**Excerpted data**
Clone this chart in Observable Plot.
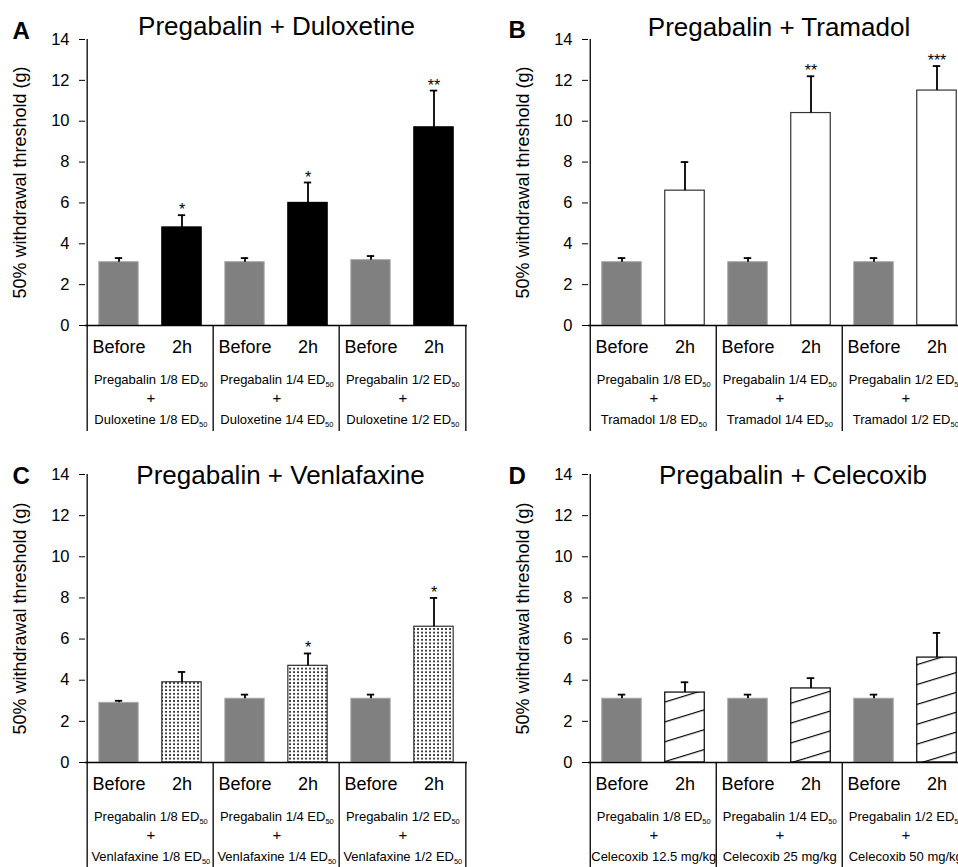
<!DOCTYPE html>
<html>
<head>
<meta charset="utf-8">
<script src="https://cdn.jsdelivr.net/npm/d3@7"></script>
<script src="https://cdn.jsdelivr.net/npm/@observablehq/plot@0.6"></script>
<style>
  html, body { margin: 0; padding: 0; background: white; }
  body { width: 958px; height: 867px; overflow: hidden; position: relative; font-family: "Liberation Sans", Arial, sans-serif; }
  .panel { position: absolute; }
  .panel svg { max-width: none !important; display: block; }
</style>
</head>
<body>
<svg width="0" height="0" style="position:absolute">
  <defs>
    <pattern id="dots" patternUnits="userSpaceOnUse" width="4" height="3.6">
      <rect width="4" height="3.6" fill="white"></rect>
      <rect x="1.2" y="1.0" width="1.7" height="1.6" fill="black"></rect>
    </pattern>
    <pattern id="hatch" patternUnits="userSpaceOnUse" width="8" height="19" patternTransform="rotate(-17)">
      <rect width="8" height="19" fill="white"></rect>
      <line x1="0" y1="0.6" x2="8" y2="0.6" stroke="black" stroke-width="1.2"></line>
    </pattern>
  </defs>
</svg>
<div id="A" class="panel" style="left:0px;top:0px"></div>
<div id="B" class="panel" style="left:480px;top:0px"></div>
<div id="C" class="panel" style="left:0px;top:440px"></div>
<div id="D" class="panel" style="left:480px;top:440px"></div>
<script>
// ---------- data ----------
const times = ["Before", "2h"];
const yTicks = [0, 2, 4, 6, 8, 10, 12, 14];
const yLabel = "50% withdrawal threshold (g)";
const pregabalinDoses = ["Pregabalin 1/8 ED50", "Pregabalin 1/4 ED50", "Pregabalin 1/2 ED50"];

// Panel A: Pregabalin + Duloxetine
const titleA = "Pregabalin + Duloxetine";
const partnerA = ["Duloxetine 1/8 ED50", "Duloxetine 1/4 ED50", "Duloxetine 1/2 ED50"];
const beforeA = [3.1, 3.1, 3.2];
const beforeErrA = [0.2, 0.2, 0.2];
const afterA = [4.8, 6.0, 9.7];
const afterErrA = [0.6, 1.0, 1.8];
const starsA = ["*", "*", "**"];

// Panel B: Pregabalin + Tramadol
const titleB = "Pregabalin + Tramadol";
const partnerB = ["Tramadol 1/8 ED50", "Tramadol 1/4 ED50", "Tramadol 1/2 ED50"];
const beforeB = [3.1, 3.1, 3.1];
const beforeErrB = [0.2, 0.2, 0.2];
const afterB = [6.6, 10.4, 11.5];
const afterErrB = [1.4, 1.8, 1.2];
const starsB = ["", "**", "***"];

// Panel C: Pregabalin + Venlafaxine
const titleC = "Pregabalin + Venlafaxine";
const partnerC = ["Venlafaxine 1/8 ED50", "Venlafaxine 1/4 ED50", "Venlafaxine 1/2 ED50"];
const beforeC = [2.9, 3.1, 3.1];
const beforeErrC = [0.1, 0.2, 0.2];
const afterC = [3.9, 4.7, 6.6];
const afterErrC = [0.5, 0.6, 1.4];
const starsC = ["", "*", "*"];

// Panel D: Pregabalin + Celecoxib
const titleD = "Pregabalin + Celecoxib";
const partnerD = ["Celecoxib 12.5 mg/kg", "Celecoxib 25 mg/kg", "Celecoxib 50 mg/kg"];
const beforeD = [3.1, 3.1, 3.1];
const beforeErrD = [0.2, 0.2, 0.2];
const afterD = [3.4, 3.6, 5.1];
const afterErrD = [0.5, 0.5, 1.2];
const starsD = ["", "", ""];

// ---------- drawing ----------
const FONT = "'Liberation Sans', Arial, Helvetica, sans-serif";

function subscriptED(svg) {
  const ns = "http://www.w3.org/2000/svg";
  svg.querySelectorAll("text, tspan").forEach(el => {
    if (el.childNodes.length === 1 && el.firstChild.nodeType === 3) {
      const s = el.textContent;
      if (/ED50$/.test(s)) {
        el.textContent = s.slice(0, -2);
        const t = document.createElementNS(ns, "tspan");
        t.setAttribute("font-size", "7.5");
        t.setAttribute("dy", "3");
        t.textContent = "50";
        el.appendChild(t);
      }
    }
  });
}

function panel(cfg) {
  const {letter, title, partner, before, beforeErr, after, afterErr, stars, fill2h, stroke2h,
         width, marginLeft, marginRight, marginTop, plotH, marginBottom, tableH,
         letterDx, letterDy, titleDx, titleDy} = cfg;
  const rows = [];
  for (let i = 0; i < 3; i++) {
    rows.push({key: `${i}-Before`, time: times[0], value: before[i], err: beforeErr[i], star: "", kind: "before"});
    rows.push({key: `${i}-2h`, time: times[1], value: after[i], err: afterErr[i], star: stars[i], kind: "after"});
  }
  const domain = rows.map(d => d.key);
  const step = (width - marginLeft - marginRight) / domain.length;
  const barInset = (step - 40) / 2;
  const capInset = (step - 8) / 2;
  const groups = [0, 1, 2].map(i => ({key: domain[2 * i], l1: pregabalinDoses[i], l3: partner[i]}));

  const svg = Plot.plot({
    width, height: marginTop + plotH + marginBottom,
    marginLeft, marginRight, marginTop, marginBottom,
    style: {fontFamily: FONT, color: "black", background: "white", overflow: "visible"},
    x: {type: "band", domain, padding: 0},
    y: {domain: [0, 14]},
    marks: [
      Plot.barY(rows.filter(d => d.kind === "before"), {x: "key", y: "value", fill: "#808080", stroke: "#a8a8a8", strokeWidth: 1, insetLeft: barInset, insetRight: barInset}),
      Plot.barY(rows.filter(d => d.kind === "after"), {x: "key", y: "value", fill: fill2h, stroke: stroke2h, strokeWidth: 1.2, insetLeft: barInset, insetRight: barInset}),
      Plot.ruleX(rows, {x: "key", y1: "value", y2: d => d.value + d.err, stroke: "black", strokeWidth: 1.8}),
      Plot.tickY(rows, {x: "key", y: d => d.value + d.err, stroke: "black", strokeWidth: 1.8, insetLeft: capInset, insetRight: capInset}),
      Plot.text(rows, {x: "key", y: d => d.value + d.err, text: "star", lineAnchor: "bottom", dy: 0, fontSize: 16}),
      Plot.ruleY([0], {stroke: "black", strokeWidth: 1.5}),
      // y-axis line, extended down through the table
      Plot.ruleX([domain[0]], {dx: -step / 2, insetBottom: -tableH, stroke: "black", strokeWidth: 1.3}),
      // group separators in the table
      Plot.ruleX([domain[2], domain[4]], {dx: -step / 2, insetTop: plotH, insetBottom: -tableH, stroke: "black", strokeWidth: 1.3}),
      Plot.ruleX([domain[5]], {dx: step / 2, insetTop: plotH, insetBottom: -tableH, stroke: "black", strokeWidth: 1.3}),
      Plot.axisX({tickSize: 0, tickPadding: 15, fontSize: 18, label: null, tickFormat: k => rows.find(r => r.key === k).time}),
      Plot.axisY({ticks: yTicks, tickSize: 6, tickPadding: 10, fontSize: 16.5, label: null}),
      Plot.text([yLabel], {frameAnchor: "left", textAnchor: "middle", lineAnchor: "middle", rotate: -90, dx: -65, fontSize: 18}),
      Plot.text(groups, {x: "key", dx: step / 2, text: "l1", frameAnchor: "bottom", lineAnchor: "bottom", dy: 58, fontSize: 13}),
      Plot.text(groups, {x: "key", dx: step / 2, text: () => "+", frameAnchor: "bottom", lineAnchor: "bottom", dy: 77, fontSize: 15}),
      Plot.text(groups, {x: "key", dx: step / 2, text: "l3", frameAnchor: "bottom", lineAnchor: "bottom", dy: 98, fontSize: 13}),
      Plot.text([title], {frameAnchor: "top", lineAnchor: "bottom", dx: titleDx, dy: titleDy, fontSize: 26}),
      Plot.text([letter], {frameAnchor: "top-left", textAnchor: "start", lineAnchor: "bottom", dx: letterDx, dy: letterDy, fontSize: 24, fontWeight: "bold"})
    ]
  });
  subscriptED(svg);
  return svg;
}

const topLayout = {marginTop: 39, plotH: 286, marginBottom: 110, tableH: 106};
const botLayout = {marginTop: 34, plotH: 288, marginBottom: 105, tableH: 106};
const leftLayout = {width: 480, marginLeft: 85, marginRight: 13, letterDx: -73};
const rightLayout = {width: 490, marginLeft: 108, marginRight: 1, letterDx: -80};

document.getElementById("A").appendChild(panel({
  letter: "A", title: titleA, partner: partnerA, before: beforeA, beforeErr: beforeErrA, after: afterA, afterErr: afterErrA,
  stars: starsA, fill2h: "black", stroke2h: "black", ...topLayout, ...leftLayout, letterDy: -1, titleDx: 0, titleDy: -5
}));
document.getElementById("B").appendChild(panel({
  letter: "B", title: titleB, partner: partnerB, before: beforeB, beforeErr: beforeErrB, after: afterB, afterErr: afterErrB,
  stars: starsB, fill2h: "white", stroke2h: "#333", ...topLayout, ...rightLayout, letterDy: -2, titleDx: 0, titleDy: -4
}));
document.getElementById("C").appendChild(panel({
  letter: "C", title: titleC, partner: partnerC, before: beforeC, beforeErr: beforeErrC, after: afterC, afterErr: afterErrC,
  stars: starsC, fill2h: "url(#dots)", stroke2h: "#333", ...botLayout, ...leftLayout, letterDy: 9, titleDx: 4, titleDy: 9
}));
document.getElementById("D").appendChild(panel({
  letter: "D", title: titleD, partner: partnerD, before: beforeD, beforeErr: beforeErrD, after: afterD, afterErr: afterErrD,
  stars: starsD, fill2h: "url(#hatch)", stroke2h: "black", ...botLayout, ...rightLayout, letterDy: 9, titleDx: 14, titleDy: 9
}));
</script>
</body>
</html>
--
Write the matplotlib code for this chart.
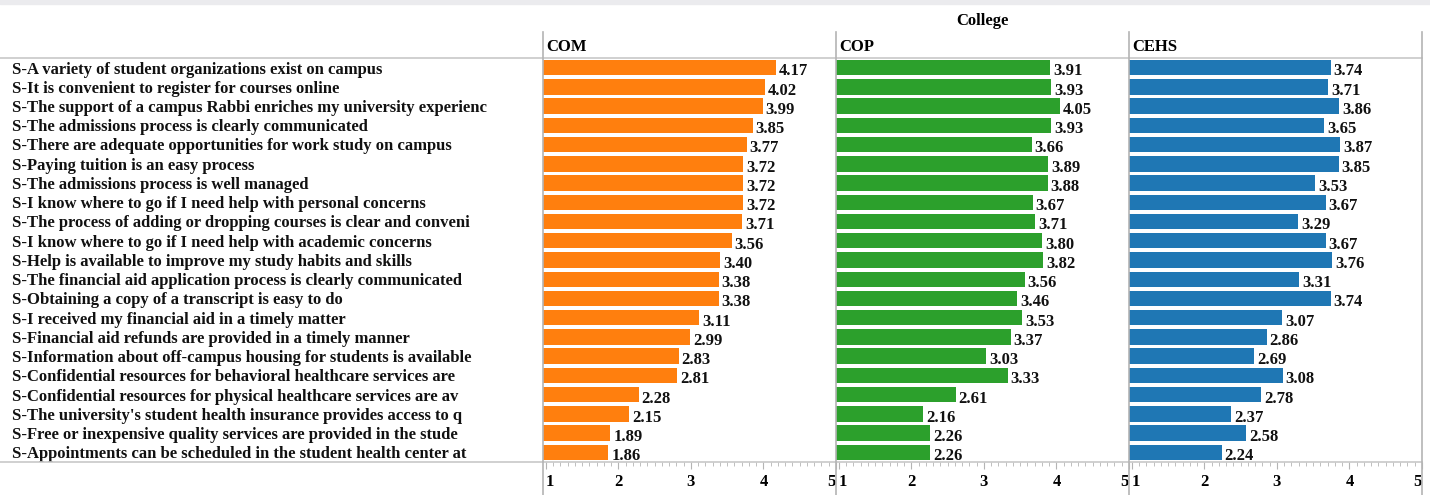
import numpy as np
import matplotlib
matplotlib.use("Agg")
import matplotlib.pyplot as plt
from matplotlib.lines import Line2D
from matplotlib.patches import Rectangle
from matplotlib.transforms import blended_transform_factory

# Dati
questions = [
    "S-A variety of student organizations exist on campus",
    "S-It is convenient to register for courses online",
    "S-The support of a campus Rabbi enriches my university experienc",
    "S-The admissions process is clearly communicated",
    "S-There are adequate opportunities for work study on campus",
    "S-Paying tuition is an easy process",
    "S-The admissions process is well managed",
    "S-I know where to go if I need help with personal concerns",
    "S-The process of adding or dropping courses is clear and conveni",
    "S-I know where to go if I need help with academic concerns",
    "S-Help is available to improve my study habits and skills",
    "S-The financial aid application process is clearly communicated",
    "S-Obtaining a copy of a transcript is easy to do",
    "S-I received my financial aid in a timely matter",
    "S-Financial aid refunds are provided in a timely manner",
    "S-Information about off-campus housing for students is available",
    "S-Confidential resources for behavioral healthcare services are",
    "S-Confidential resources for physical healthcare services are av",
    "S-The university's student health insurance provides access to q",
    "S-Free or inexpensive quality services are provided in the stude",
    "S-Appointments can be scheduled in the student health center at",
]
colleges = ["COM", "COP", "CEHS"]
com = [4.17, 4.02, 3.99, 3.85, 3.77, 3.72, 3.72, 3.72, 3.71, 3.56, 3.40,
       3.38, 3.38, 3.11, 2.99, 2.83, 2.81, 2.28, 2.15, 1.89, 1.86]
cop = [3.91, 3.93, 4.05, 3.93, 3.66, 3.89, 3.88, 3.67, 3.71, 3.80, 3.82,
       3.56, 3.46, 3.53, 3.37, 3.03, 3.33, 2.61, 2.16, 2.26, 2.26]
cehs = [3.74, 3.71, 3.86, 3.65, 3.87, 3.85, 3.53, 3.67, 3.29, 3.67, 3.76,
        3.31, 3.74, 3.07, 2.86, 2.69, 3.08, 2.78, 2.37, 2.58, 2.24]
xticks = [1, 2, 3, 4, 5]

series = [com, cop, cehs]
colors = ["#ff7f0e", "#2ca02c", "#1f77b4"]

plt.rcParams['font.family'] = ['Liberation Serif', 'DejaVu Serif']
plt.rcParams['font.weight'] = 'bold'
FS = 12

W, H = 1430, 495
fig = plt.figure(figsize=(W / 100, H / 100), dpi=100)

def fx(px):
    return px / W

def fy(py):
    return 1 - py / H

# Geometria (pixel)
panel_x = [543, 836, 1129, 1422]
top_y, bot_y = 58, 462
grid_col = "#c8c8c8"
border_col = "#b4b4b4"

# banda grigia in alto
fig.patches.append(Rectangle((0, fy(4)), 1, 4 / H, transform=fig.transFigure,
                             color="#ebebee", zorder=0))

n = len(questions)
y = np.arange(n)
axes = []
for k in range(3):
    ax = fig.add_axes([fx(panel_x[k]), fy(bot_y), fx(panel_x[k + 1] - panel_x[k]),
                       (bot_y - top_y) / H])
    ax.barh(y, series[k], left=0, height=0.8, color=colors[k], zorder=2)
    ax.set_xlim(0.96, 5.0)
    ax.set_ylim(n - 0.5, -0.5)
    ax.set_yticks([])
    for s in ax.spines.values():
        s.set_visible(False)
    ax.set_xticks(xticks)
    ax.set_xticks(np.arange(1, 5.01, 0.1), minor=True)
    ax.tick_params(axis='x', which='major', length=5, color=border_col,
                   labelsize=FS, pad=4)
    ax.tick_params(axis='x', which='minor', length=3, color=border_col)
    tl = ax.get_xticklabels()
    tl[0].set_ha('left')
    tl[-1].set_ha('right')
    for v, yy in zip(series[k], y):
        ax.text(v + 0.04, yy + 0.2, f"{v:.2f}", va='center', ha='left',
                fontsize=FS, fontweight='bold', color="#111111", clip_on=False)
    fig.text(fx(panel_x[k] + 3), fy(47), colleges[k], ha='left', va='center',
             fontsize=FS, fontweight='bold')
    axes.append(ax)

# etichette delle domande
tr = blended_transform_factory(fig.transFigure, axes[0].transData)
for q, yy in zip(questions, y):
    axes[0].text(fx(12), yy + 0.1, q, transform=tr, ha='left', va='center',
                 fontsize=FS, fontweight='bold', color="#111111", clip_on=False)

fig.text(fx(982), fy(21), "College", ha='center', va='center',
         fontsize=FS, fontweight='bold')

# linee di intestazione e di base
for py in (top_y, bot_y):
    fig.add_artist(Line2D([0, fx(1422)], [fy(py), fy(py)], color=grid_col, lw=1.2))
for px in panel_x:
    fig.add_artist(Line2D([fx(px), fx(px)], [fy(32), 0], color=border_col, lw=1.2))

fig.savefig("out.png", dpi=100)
...
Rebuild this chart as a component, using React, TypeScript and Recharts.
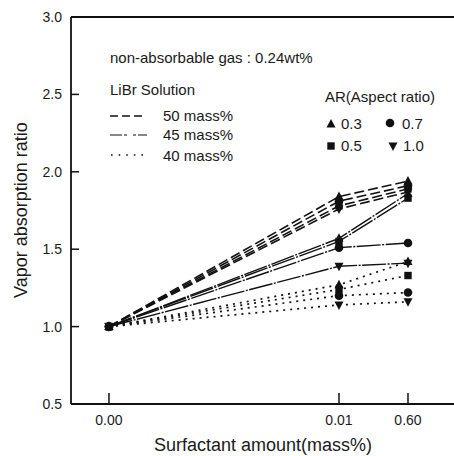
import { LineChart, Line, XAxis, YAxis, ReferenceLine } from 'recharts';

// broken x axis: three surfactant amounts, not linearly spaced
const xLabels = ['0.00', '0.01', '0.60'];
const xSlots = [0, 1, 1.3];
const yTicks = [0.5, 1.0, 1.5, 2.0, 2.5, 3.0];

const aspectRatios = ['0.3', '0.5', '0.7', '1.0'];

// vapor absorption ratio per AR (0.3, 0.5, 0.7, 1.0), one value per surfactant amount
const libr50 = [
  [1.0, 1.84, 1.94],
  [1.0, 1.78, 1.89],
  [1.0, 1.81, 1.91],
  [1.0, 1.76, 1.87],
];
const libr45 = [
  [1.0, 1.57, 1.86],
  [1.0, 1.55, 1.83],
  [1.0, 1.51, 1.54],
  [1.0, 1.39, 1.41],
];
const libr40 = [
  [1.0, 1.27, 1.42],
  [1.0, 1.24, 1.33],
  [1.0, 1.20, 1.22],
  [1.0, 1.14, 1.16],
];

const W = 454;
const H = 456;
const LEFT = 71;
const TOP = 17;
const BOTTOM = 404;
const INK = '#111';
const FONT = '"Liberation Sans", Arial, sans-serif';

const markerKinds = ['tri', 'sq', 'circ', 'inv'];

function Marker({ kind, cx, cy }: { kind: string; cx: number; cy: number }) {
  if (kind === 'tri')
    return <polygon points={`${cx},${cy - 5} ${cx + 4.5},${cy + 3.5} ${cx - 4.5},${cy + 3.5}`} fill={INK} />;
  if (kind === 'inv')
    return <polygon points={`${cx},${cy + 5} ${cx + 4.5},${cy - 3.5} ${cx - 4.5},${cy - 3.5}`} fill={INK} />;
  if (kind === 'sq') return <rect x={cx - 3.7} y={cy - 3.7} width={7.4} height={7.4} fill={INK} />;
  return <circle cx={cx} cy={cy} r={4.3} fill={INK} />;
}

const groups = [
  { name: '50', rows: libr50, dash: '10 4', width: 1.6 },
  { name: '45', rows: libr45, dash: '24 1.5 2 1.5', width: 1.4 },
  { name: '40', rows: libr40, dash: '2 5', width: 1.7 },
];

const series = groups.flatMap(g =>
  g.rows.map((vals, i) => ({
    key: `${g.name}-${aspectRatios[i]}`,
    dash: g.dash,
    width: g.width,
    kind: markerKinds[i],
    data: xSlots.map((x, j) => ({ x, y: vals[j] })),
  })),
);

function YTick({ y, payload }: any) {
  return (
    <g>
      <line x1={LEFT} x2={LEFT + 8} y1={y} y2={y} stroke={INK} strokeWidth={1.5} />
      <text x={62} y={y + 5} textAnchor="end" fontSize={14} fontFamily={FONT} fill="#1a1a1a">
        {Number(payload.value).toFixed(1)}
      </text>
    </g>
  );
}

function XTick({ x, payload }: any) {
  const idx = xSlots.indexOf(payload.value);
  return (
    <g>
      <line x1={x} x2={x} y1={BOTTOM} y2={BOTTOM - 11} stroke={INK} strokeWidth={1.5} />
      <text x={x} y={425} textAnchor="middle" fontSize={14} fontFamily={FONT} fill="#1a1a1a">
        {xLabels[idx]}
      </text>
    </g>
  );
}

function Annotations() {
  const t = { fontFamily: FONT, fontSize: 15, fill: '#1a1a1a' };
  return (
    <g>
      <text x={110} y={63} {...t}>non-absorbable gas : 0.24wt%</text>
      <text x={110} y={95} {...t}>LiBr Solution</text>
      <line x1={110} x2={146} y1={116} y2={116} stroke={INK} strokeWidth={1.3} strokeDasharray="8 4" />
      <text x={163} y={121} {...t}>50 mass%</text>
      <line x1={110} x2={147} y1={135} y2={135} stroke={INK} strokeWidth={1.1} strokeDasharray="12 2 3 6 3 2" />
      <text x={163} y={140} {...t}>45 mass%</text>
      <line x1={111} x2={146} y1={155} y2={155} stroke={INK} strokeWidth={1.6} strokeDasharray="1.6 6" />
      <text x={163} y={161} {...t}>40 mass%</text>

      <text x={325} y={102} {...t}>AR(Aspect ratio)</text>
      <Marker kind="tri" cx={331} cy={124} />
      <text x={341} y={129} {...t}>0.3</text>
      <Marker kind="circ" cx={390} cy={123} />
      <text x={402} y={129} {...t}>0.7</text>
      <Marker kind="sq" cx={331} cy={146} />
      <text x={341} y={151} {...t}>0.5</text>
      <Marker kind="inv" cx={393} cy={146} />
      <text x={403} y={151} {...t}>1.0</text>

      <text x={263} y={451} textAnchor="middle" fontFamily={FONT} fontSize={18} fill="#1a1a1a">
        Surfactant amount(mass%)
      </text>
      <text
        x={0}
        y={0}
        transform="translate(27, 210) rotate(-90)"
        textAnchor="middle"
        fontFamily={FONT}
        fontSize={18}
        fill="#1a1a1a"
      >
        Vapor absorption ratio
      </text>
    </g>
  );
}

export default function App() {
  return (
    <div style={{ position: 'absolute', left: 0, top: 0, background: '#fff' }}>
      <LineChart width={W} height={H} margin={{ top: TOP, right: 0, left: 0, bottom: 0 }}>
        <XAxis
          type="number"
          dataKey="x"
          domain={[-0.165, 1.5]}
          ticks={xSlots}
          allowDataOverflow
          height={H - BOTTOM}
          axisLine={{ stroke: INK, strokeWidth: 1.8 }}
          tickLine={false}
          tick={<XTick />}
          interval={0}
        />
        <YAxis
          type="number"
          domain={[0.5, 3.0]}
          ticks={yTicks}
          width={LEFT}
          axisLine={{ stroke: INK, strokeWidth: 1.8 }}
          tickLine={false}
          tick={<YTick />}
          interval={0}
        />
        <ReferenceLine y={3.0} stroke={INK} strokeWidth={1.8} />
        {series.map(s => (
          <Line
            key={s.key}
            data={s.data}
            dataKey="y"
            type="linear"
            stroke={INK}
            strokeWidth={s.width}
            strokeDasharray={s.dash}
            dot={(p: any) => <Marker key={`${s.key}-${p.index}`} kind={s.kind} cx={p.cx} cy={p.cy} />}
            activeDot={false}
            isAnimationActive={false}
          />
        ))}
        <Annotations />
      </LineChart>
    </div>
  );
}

**Goal of the exercise**
Take the stretch from the line containing "Write the matplotlib code for this chart." through the line containing "from matplotlib.transforms import" and reproduce it exactly, both ends included. Omit the pictures.

**Finished exercise**
Write the matplotlib code for this chart.
import numpy as np
import matplotlib
matplotlib.use("Agg")
import matplotlib.pyplot as plt
from matplotlib.lines import Line2D
from matplotlib.patches import Rectangle
from matplotlib.transforms import blended_transform_factory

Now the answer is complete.